→ **RECORDS SHOWN**
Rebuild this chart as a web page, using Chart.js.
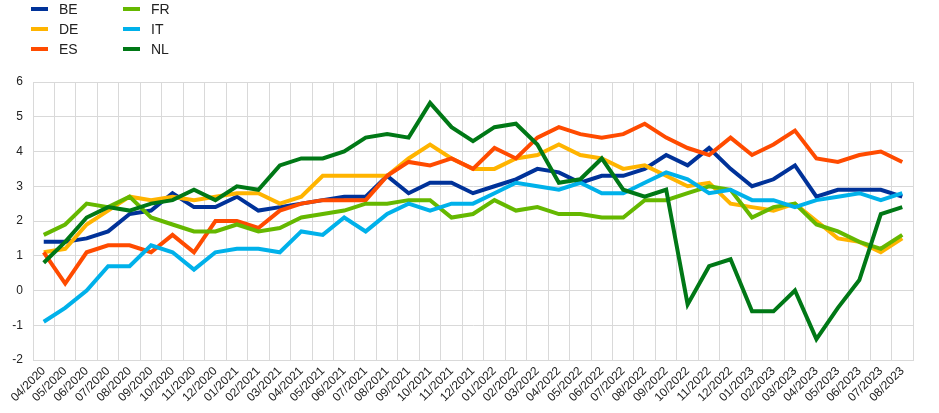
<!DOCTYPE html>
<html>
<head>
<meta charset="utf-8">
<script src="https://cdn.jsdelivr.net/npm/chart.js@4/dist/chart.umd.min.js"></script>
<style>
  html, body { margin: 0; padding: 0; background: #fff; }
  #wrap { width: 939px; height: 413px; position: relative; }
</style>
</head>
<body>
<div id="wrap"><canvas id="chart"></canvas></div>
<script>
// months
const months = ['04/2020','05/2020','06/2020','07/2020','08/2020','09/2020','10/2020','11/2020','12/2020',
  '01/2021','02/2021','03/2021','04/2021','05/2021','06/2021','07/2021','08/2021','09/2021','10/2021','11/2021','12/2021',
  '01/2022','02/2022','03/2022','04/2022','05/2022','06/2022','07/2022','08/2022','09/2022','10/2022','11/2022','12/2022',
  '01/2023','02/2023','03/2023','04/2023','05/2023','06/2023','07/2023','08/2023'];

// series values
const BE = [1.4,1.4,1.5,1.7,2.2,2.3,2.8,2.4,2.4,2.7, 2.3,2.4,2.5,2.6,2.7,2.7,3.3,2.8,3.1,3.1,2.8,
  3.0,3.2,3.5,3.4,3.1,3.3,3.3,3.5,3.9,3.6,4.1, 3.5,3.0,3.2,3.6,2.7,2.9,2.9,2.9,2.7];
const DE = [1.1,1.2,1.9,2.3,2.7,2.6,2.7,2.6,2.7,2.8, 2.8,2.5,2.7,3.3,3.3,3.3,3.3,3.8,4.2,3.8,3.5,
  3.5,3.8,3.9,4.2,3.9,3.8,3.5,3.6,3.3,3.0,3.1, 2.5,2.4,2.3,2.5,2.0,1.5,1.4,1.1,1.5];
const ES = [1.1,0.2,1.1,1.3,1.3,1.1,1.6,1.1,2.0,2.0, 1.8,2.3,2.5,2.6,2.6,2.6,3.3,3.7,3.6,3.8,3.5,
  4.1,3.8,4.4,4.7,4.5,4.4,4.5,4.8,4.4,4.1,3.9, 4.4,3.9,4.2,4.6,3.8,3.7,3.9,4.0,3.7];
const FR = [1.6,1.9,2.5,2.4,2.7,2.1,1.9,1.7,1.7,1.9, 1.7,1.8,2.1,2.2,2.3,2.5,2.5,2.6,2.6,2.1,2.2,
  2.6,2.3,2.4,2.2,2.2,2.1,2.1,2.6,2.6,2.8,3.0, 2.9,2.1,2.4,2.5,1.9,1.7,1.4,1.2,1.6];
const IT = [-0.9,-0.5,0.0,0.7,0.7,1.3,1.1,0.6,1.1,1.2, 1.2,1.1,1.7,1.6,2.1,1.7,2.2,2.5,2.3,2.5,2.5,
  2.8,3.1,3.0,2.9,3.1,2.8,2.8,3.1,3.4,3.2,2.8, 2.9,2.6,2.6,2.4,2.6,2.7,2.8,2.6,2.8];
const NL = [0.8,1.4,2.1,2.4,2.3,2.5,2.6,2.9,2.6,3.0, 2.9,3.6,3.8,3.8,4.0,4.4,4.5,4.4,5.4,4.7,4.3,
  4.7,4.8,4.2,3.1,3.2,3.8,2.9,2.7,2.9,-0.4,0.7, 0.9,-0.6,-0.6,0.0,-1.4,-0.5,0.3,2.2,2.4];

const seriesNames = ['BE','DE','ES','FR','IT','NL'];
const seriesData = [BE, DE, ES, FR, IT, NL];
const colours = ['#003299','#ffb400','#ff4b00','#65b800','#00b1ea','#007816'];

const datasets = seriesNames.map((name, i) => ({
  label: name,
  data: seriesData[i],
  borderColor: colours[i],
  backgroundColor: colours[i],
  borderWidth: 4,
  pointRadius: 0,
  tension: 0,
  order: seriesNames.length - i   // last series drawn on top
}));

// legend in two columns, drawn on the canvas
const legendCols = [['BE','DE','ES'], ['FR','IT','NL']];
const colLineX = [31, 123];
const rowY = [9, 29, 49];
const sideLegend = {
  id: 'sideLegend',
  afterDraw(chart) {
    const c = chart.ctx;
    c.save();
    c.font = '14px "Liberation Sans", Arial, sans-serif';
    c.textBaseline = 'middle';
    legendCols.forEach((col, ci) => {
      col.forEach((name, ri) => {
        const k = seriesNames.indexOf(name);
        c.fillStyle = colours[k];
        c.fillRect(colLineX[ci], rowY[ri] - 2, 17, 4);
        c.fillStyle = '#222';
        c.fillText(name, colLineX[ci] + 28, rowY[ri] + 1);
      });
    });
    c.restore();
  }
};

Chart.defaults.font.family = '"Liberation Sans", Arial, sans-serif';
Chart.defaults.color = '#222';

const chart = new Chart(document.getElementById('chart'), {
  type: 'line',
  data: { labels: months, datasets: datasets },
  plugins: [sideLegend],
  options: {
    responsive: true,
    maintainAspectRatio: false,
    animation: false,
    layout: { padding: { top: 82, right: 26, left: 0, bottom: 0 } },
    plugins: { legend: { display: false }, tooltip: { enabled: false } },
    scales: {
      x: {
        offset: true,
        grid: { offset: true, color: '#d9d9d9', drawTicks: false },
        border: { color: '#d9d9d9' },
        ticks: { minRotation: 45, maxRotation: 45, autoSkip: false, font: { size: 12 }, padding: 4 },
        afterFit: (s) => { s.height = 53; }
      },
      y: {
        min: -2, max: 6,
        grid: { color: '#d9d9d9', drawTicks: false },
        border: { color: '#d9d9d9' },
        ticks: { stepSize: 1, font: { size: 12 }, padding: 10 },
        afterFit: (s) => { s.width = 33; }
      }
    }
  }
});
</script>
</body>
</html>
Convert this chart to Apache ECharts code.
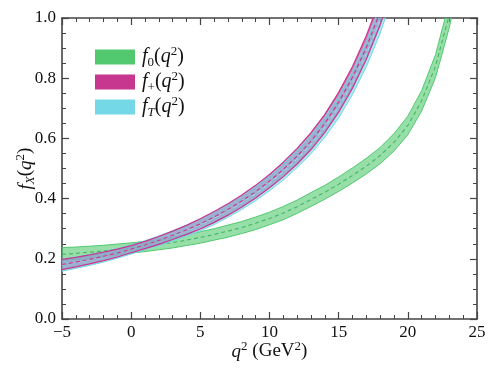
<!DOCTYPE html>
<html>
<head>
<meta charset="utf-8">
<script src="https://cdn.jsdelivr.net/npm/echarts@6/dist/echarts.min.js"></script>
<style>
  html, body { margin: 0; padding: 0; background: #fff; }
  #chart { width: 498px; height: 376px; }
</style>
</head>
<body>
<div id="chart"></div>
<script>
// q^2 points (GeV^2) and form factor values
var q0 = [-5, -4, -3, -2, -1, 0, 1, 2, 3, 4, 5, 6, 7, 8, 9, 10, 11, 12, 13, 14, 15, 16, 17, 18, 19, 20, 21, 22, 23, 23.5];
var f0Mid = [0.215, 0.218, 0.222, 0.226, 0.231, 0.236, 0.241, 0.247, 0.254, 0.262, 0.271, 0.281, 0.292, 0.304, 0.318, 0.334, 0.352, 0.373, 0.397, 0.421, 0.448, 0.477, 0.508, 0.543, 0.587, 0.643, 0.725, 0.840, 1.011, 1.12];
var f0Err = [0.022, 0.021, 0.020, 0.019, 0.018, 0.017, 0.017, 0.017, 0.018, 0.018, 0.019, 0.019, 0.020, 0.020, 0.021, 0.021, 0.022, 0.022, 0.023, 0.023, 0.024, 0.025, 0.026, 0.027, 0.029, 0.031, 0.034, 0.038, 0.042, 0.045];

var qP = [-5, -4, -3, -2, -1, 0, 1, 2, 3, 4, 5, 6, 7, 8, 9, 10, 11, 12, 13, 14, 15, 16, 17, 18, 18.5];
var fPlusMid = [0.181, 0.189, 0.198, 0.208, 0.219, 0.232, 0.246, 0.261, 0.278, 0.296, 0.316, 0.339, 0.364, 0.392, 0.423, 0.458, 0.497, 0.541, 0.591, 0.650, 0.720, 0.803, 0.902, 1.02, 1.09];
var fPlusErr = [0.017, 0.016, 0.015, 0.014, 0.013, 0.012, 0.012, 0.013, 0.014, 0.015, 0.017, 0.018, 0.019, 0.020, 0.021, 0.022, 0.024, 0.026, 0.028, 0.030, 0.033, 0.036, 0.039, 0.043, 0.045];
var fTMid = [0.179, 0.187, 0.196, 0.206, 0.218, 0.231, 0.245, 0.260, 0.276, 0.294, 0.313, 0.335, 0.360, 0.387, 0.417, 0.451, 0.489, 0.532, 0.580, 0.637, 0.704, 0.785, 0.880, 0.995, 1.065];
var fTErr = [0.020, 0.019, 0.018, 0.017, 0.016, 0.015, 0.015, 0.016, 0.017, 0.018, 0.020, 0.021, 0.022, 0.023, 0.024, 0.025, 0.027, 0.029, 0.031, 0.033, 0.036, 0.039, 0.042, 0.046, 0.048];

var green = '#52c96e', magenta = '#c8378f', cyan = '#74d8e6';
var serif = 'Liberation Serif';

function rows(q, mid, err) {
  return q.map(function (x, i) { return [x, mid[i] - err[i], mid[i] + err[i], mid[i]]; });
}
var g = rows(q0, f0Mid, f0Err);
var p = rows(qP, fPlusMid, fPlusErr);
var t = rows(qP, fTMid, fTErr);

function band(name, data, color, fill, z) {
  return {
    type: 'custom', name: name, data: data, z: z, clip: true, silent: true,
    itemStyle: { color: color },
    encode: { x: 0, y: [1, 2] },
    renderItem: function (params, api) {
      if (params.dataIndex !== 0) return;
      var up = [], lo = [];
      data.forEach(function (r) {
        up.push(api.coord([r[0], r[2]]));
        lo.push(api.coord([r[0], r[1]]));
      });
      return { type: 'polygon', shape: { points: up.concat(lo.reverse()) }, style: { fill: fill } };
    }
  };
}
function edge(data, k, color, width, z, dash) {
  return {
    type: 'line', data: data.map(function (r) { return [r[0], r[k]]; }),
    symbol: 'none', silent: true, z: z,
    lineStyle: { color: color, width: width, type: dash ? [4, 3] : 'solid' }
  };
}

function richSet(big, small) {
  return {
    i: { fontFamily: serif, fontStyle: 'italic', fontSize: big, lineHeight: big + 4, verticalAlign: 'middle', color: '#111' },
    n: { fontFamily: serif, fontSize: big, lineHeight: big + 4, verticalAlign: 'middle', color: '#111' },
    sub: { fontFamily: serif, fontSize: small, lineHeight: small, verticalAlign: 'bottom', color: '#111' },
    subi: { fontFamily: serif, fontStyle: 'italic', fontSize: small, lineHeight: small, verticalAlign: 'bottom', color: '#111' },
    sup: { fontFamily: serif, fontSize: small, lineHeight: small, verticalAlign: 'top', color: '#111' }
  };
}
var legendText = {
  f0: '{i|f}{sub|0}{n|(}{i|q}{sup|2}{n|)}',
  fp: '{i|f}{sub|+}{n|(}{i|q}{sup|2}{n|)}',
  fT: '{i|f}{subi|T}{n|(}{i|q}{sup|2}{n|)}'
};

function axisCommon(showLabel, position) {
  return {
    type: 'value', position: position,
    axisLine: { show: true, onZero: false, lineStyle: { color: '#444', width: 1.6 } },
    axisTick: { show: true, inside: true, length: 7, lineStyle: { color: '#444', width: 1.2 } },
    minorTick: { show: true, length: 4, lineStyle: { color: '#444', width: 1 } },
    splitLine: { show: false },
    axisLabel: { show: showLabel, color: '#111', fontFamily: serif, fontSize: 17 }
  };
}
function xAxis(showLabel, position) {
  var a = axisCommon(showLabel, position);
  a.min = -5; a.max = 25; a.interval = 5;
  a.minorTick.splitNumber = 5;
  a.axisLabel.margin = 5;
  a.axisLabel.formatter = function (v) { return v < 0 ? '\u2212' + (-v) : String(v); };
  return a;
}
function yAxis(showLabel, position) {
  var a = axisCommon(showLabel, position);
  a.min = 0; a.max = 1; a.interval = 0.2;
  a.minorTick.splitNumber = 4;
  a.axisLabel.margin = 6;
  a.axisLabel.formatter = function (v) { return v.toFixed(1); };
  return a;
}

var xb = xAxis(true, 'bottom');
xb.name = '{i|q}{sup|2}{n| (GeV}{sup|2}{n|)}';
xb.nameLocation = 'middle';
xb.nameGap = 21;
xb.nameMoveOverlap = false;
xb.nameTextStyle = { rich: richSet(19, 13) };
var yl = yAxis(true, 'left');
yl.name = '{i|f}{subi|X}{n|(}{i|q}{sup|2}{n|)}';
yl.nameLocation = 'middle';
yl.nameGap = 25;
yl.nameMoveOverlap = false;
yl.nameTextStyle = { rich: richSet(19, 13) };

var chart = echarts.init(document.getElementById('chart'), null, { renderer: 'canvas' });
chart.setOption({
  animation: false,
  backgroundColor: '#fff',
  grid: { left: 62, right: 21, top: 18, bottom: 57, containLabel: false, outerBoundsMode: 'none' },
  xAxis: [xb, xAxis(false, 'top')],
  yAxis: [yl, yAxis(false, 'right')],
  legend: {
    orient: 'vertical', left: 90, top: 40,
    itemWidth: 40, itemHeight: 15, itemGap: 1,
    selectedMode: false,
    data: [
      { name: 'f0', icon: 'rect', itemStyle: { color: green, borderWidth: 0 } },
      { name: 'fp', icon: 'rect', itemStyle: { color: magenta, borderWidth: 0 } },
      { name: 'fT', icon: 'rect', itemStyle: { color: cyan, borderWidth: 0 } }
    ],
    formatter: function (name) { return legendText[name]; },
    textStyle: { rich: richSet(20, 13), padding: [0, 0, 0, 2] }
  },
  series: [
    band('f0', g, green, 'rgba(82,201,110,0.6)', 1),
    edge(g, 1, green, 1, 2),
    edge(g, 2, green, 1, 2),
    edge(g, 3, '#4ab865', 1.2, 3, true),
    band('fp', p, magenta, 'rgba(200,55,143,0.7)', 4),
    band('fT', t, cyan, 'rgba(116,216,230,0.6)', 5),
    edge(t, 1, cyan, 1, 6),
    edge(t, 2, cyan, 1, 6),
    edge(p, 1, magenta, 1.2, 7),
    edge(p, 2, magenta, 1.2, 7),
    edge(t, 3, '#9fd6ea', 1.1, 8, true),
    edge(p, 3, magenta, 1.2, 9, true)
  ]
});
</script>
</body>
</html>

→ **EXERCISE DIRECTIONS**
Skip the pictures and repeat, word for word, the lines from the one containing "Convert this chart to Apache ECharts code." to the one containing "var t = rows(qP, fTMid, fTErr);", keeping both of those lines.

→ **IN RESPONSE**
Convert this chart to Apache ECharts code.
<!DOCTYPE html>
<html>
<head>
<meta charset="utf-8">
<script src="https://cdn.jsdelivr.net/npm/echarts@6/dist/echarts.min.js"></script>
<style>
  html, body { margin: 0; padding: 0; background: #fff; }
  #chart { width: 498px; height: 376px; }
</style>
</head>
<body>
<div id="chart"></div>
<script>
// q^2 points (GeV^2) and form factor values
var q0 = [-5, -4, -3, -2, -1, 0, 1, 2, 3, 4, 5, 6, 7, 8, 9, 10, 11, 12, 13, 14, 15, 16, 17, 18, 19, 20, 21, 22, 23, 23.5];
var f0Mid = [0.215, 0.218, 0.222, 0.226, 0.231, 0.236, 0.241, 0.247, 0.254, 0.262, 0.271, 0.281, 0.292, 0.304, 0.318, 0.334, 0.352, 0.373, 0.397, 0.421, 0.448, 0.477, 0.508, 0.543, 0.587, 0.643, 0.725, 0.840, 1.011, 1.12];
var f0Err = [0.022, 0.021, 0.020, 0.019, 0.018, 0.017, 0.017, 0.017, 0.018, 0.018, 0.019, 0.019, 0.020, 0.020, 0.021, 0.021, 0.022, 0.022, 0.023, 0.023, 0.024, 0.025, 0.026, 0.027, 0.029, 0.031, 0.034, 0.038, 0.042, 0.045];

var qP = [-5, -4, -3, -2, -1, 0, 1, 2, 3, 4, 5, 6, 7, 8, 9, 10, 11, 12, 13, 14, 15, 16, 17, 18, 18.5];
var fPlusMid = [0.181, 0.189, 0.198, 0.208, 0.219, 0.232, 0.246, 0.261, 0.278, 0.296, 0.316, 0.339, 0.364, 0.392, 0.423, 0.458, 0.497, 0.541, 0.591, 0.650, 0.720, 0.803, 0.902, 1.02, 1.09];
var fPlusErr = [0.017, 0.016, 0.015, 0.014, 0.013, 0.012, 0.012, 0.013, 0.014, 0.015, 0.017, 0.018, 0.019, 0.020, 0.021, 0.022, 0.024, 0.026, 0.028, 0.030, 0.033, 0.036, 0.039, 0.043, 0.045];
var fTMid = [0.179, 0.187, 0.196, 0.206, 0.218, 0.231, 0.245, 0.260, 0.276, 0.294, 0.313, 0.335, 0.360, 0.387, 0.417, 0.451, 0.489, 0.532, 0.580, 0.637, 0.704, 0.785, 0.880, 0.995, 1.065];
var fTErr = [0.020, 0.019, 0.018, 0.017, 0.016, 0.015, 0.015, 0.016, 0.017, 0.018, 0.020, 0.021, 0.022, 0.023, 0.024, 0.025, 0.027, 0.029, 0.031, 0.033, 0.036, 0.039, 0.042, 0.046, 0.048];

var green = '#52c96e', magenta = '#c8378f', cyan = '#74d8e6';
var serif = 'Liberation Serif';

function rows(q, mid, err) {
  return q.map(function (x, i) { return [x, mid[i] - err[i], mid[i] + err[i], mid[i]]; });
}
var g = rows(q0, f0Mid, f0Err);
var p = rows(qP, fPlusMid, fPlusErr);
var t = rows(qP, fTMid, fTErr);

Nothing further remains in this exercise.